Hydrodemolition for Hong Kong station upgrade 9 June 2015

Aquajet News Release

Hydrodemolition technology from Aquajet of Sweden is proving its worth as part of the Contract 1112 upgrade to MTR’s Hung Hom Station in Hong Kong.

Leighton Contractors (Asia) acquired the hydrodemolition robot from Aquajet to enable completion of sensitive demolition work at the existing station. The work, which includes significant modifications to the existing MTR station, platforms and tunnel box, is a critical element of construction of the new 17km Shatin–Central Link (SCL) serving the New Territories, Kowloon and Hong Kong Island.
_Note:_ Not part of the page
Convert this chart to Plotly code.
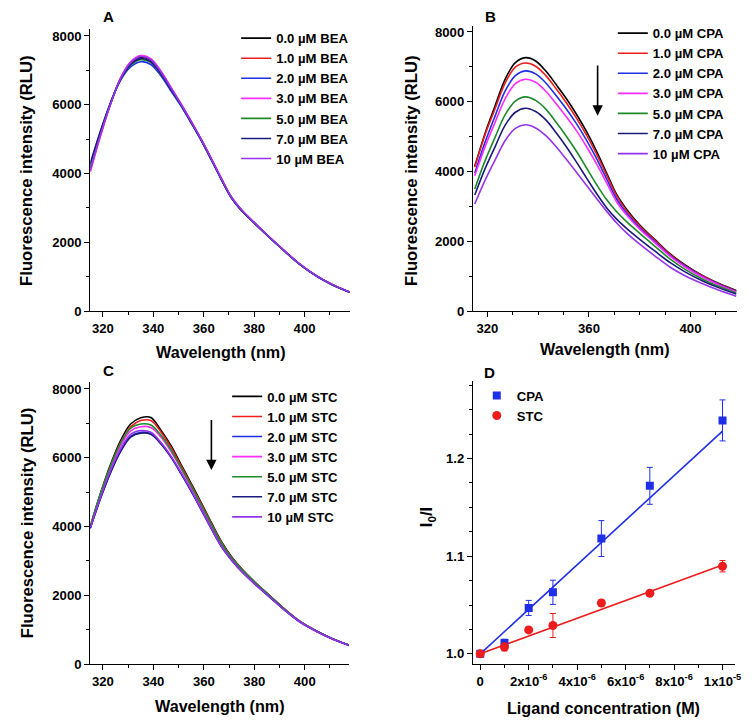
import plotly.graph_objects as go

# ---------------- data ----------------
wavelength = [315, 319, 323, 327, 331, 335, 339, 343, 347, 351, 355, 359, 363,
              367, 371, 375, 380, 386, 392, 398, 405, 411, 418]

conc_labels = ["0.0", "1.0", "2.0", "3.0", "5.0", "7.0", "10"]

# Panel A: BEA
bea_00 = [4150, 5150, 6030, 6750, 7200, 7380, 7290, 6930, 6470, 6000, 5500, 4980, 4420, 3840, 3300, 2930, 2570, 2150, 1750, 1370, 1010, 770, 550]
bea_10 = [4080, 5100, 6020, 6770, 7230, 7410, 7320, 6960, 6490, 6010, 5510, 4990, 4430, 3850, 3310, 2940, 2575, 2155, 1755, 1372, 1012, 772, 552]
bea_20 = [4250, 5200, 6040, 6710, 7100, 7250, 7170, 6840, 6400, 5960, 5470, 4960, 4400, 3820, 3290, 2920, 2565, 2145, 1748, 1368, 1008, 769, 549]
bea_30 = [4050, 5080, 6010, 6780, 7250, 7430, 7340, 6980, 6510, 6030, 5530, 5000, 4440, 3860, 3320, 2950, 2580, 2160, 1760, 1375, 1015, 774, 553]
bea_50 = [4180, 5160, 6030, 6730, 7150, 7310, 7230, 6890, 6450, 5990, 5490, 4975, 4415, 3835, 3298, 2928, 2568, 2150, 1750, 1370, 1010, 770, 550]
bea_70 = [4300, 5230, 6060, 6730, 7170, 7340, 7250, 6900, 6450, 5990, 5490, 4970, 4410, 3830, 3295, 2925, 2567, 2148, 1749, 1369, 1009, 769, 549]
bea_100 = [4100, 5120, 6020, 6760, 7220, 7400, 7310, 6950, 6490, 6010, 5510, 4990, 4430, 3850, 3310, 2940, 2575, 2155, 1755, 1372, 1012, 772, 552]

# Panel B: CPA
cpa_00 = [4150, 5080, 5880, 6650, 7120, 7265, 7170, 6880, 6500, 6100, 5650, 5150, 4580, 3950, 3330, 2900, 2470, 2050, 1640, 1320, 1010, 800, 590]
cpa_10 = [4130, 5040, 5800, 6540, 6990, 7110, 7020, 6750, 6380, 5980, 5540, 5050, 4500, 3890, 3290, 2860, 2440, 2030, 1620, 1300, 1000, 790, 580]
cpa_20 = [3950, 4830, 5590, 6310, 6750, 6885, 6800, 6540, 6180, 5800, 5380, 4900, 4370, 3780, 3200, 2790, 2390, 1990, 1590, 1280, 980, 775, 565]
cpa_30 = [3880, 4700, 5410, 6090, 6520, 6645, 6560, 6300, 5950, 5580, 5180, 4720, 4220, 3670, 3120, 2740, 2350, 1960, 1570, 1260, 965, 760, 550]
cpa_50 = [3500, 4300, 4980, 5630, 6020, 6140, 6040, 5790, 5420, 5020, 4590, 4110, 3630, 3190, 2840, 2550, 2230, 1860, 1490, 1190, 910, 715, 520]
cpa_70 = [3330, 4070, 4710, 5330, 5700, 5815, 5720, 5480, 5120, 4720, 4280, 3820, 3370, 2960, 2630, 2360, 2060, 1720, 1390, 1120, 860, 675, 490]
cpa_100 = [3070, 3740, 4330, 4890, 5240, 5340, 5250, 5030, 4720, 4360, 3990, 3610, 3230, 2860, 2520, 2230, 1920, 1580, 1260, 1010, 780, 610, 430]

# Panel C: STC
stc_00 = [4000, 4950, 5800, 6500, 6980, 7160, 7170, 6800, 6350, 5800, 5250, 4690, 4110, 3560, 3120, 2770, 2400, 2000, 1600, 1250, 950, 740, 540]
stc_10 = [4000, 4930, 5760, 6440, 6900, 7080, 7080, 6750, 6300, 5760, 5210, 4660, 4080, 3540, 3105, 2760, 2390, 1990, 1595, 1245, 948, 738, 538]
stc_20 = [3950, 4820, 5580, 6200, 6620, 6740, 6700, 6420, 6030, 5550, 5040, 4500, 3950, 3430, 3030, 2700, 2350, 1960, 1575, 1230, 940, 732, 535]
stc_30 = [3980, 4900, 5700, 6340, 6780, 6900, 6880, 6600, 6180, 5670, 5140, 4590, 4030, 3500, 3075, 2740, 2380, 1980, 1590, 1240, 945, 736, 537]
stc_50 = [4020, 4950, 5760, 6420, 6860, 6980, 6950, 6650, 6230, 5710, 5180, 4630, 4060, 3520, 3090, 2755, 2390, 1990, 1595, 1245, 948, 738, 538]
stc_70 = [3950, 4800, 5560, 6180, 6600, 6715, 6680, 6400, 6010, 5530, 5020, 4480, 3930, 3410, 3020, 2690, 2340, 1955, 1570, 1228, 938, 730, 533]
stc_100 = [3960, 4840, 5620, 6250, 6680, 6790, 6740, 6440, 6040, 5560, 5050, 4500, 3940, 3420, 3025, 2695, 2345, 1958, 1572, 1230, 940, 731, 534]

# Panel D: Stern-Volmer
ligand_conc = [0, 1e-6, 2e-6, 3e-6, 5e-6, 7e-6, 1e-5]
cpa_ratio = [1.000, 1.011, 1.047, 1.063, 1.118, 1.172, 1.239]
cpa_err = [0.001, 0.004, 0.0077, 0.0124, 0.0184, 0.0189, 0.021]
stc_ratio = [1.000, 1.007, 1.0245, 1.029, 1.052, 1.062, 1.0897]
stc_err = [0.001, 0.004, 0.002, 0.0123, 0.003, 0.003, 0.0058]
fit_x = [0, 1e-5]
cpa_fit = [1.000, 1.228]
stc_fit = [1.000, 1.091]

d_tickvals = [0, 2e-6, 4e-6, 6e-6, 8e-6, 1e-5]
d_ticktext = ["0", "2x10<sup>-6</sup>", "4x10<sup>-6</sup>", "6x10<sup>-6</sup>",
              "8x10<sup>-6</sup>", "1x10<sup>-5</sup>"]

colors = ["#000000", "#ee1c1c", "#1f2fe8", "#ff2bff", "#1e8a2a", "#1a1a7a", "#9533ee"]

FONT = "Liberation Sans, Arial, sans-serif"
W, H = 752, 723
# the photographed page shows the figure offset by the 8 px body margin and
# scaled by ~0.9895; positions below are given in photographed pixels
BODY, S = 8, 0.9895


def px(x):  # photographed x (px) -> paper fraction
    return (x / S - BODY) / W


def py(y):  # photographed y (px from top) -> paper fraction
    return 1 - (y / S - BODY) / H


def fs(size):
    return size / S


fig = go.Figure()

panels = [
    ("BEA", [bea_00, bea_10, bea_20, bea_30, bea_50, bea_70, bea_100], "x", "y", "legend"),
    ("CPA", [cpa_00, cpa_10, cpa_20, cpa_30, cpa_50, cpa_70, cpa_100], "x2", "y2", "legend2"),
    ("STC", [stc_00, stc_10, stc_20, stc_30, stc_50, stc_70, stc_100], "x3", "y3", "legend3"),
]
for name, series, xa, ya, lg in panels:
    for lab, vals, col in zip(conc_labels, series, colors):
        fig.add_trace(go.Scatter(
            x=wavelength, y=vals, mode="lines", name=f"{lab} \u00b5M {name}",
            line=dict(color=col, width=1.6, shape="spline", smoothing=1.0),
            xaxis=xa, yaxis=ya, legend=lg))

# Panel D
fig.add_trace(go.Scatter(x=fit_x, y=cpa_fit, mode="lines", showlegend=False,
                         line=dict(color="#1f2fe8", width=1.6), xaxis="x4", yaxis="y4"))
fig.add_trace(go.Scatter(x=fit_x, y=stc_fit, mode="lines", showlegend=False,
                         line=dict(color="#ee1c1c", width=1.6), xaxis="x4", yaxis="y4"))
fig.add_trace(go.Scatter(
    x=ligand_conc, y=cpa_ratio, mode="markers", name="CPA",
    marker=dict(symbol="square", size=8, color="#1f2fe8"),
    error_y=dict(type="data", array=cpa_err, color="#1f2fe8", thickness=1, width=3),
    xaxis="x4", yaxis="y4", legend="legend4"))
fig.add_trace(go.Scatter(
    x=ligand_conc, y=stc_ratio, mode="markers", name="STC",
    marker=dict(symbol="circle", size=9, color="#ee1c1c"),
    error_y=dict(type="data", array=stc_err, color="#ee1c1c", thickness=1, width=3),
    xaxis="x4", yaxis="y4", legend="legend4"))

tickfont = dict(family=FONT, size=fs(13), color="black", weight="bold")
common = dict(showline=True, linecolor="black", linewidth=1.3, ticks="outside",
              ticklen=5, tickwidth=1.2, tickcolor="black", showgrid=False,
              zeroline=False, tickfont=tickfont, mirror=False)

layout_axes = dict(
    xaxis=dict(domain=[px(90), px(349)], range=[315, 418], anchor="y", dtick=20, tick0=320,
               minor=dict(ticks="outside", ticklen=3, dtick=10, tick0=320, tickcolor="black"), **common),
    yaxis=dict(domain=[py(310.7), py(28)], range=[0, 8200], anchor="x", dtick=2000,
               minor=dict(ticks="outside", ticklen=3, dtick=1000, tickcolor="black"), **common),
    xaxis2=dict(domain=[px(471.7), px(735.3)], range=[314.3, 418.4], anchor="y2", dtick=40, tick0=320,
                minor=dict(ticks="outside", ticklen=3, dtick=10, tick0=320, tickcolor="black"), **common),
    yaxis2=dict(domain=[py(310.7), py(25)], range=[0, 8170], anchor="x2", dtick=2000,
                minor=dict(ticks="outside", ticklen=3, dtick=1000, tickcolor="black"), **common),
    xaxis3=dict(domain=[px(90), px(347.7)], range=[315, 417.4], anchor="y3", dtick=20, tick0=320,
                minor=dict(ticks="outside", ticklen=3, dtick=10, tick0=320, tickcolor="black"), **common),
    yaxis3=dict(domain=[py(664.3), py(381.7)], range=[0, 8200], anchor="x3", dtick=2000,
                minor=dict(ticks="outside", ticklen=3, dtick=1000, tickcolor="black"), **common),
    xaxis4=dict(domain=[px(471.7), px(732.7)], range=[-0.3e-6, 1.05e-5], anchor="y4",
                tickvals=d_tickvals, ticktext=d_ticktext,
                minor=dict(ticks="outside", ticklen=3, dtick=1e-6, tick0=0, tickcolor="black"), **common),
    yaxis4=dict(domain=[py(664), py(380.7)], range=[0.9898, 1.2793], anchor="x4", dtick=0.1, tick0=1.0,
                tickformat=".1f",
                minor=dict(ticks="outside", ticklen=3, dtick=0.025, tick0=1.0, tickcolor="black"), **common),
)

legfont = dict(family=FONT, size=fs(13), color="black", weight="bold")
legcommon = dict(xanchor="left", yanchor="top", bgcolor="rgba(0,0,0,0)", font=legfont,
                 borderwidth=0, tracegroupgap=0)

annotations = []
for txt, x, y in [("A", 108, 15), ("B", 489, 15), ("C", 108, 370), ("D", 488, 372)]:
    annotations.append(dict(text=f"<b>{txt}</b>", x=px(x), y=py(y), xref="paper", yref="paper",
                            xanchor="center", yanchor="middle", showarrow=False,
                            font=dict(family=FONT, size=fs(15), color="black")))

for txt, x, y, ang, size in [
    ("Fluorescence intensity (RLU)", 27, 170, -90, 16.5),
    ("Fluorescence intensity (RLU)", 411, 170, -90, 16.5),
    ("Fluorescence intensity (RLU)", 27, 523, -90, 16.5),
    ("I<sub>0</sub>/I", 426, 517, -90, 16.5),
    ("Wavelength (nm)", 220, 351.5, 0, 16),
    ("Wavelength (nm)", 603.5, 349, 0, 16),
    ("Wavelength (nm)", 219, 706.5, 0, 16),
    ("Ligand concentration (M)", 602, 708, 0, 16),
]:
    annotations.append(dict(text=f"<b>{txt}</b>", x=px(x), y=py(y), xref="paper", yref="paper",
                            xanchor="center", yanchor="middle", showarrow=False, textangle=ang,
                            font=dict(family=FONT, size=fs(size), color="black")))

# arrows in B and C (data coordinates)
annotations.append(dict(x=363.4, y=5600, ax=363.4, ay=7085, xref="x2", yref="y2", axref="x2", ayref="y2",
                        text="", showarrow=True, arrowhead=2, arrowsize=1.3, arrowwidth=1.6, arrowcolor="black"))
annotations.append(dict(x=363.0, y=5640, ax=363.0, ay=7140, xref="x3", yref="y3", axref="x3", ayref="y3",
                        text="", showarrow=True, arrowhead=2, arrowsize=1.3, arrowwidth=1.6, arrowcolor="black"))

fig.update_layout(
    width=W, height=H, margin=dict(l=0, r=0, t=0, b=0),
    paper_bgcolor="white", plot_bgcolor="white",
    font=dict(family=FONT, color="black"),
    legend=dict(x=px(235.5), y=py(22), **legcommon),
    legend2=dict(x=px(611.2), y=py(17), **legcommon),
    legend3=dict(x=px(226.5), y=py(381), **legcommon),
    legend4=dict(x=px(475.5), y=py(380), **legcommon),
    annotations=annotations,
    **layout_axes,
)

fig.write_html("out.html")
Aquajet’s Aqua Cutter 710V Evolution
Aquajet’s Aqua Cutter 710V Evolution

Asia Waterjet Equipment (AWE) Co of Singapore, distributor in Asia for Aquajet Systems AB of Sweden, delivered the Aqua Cutter 710V Evolution machine and is providing training on site. The design allows the operator remote control freedom to reach all horizontal, vertical and overhead areas at a distance of up to 7m, without support.

The existing Hung Hom Station requires integration with the new station, and extensive underpinning and modification of the existing podium structure of the station is needed.

One of the greatest challenges faced by the contractor is that the major civil works are to be constructed beneath the existing podium slab, which leaves an operating headroom of just 5–7m. Construction must also take place under and within an operating railway station, with no disruption to services.

“Part of the work includes the cutting of shear keys in diaphragm walls,” explained Patrick Lee, regional sales manager of AWE Singapore. “The robot had to remove an average of 450mm of concrete with three overlaying layers of rebar in between.”

Hydrodemolition technique protects rebar
Hydrodemolition technique protects rebar

“It is impossible for traditional methods, using jackhammers, to reach the required depth without damaging or destroying the rebar, but the Aqua Cutter is able to perform the cut with a high degree of accuracy and consistency and provide a good finish for the next phase of construction,” said Lee.

Another consideration is that Leighton had to carry out operations in an existing tunnel beneath office buildings and hotels.

“Jackhammers would have made tremendous noise and vibration, which can be transmitted via the foundations to the buildings on the surface,” said Lee. “This would have caused a great deal of disturbance to office staff and hotel guests, and in extreme cases the vibration can even cause damage to the structures and their interiors.”

The remotely controlled Aqua Cutter, however, could be steered through the tunnel to carry out the necessary work without causing any disturbance.

“Leighton personnel were very impressed when we demonstrated the machine to them prior to purchase, and they actually made up their minds on the spot,” said Lee.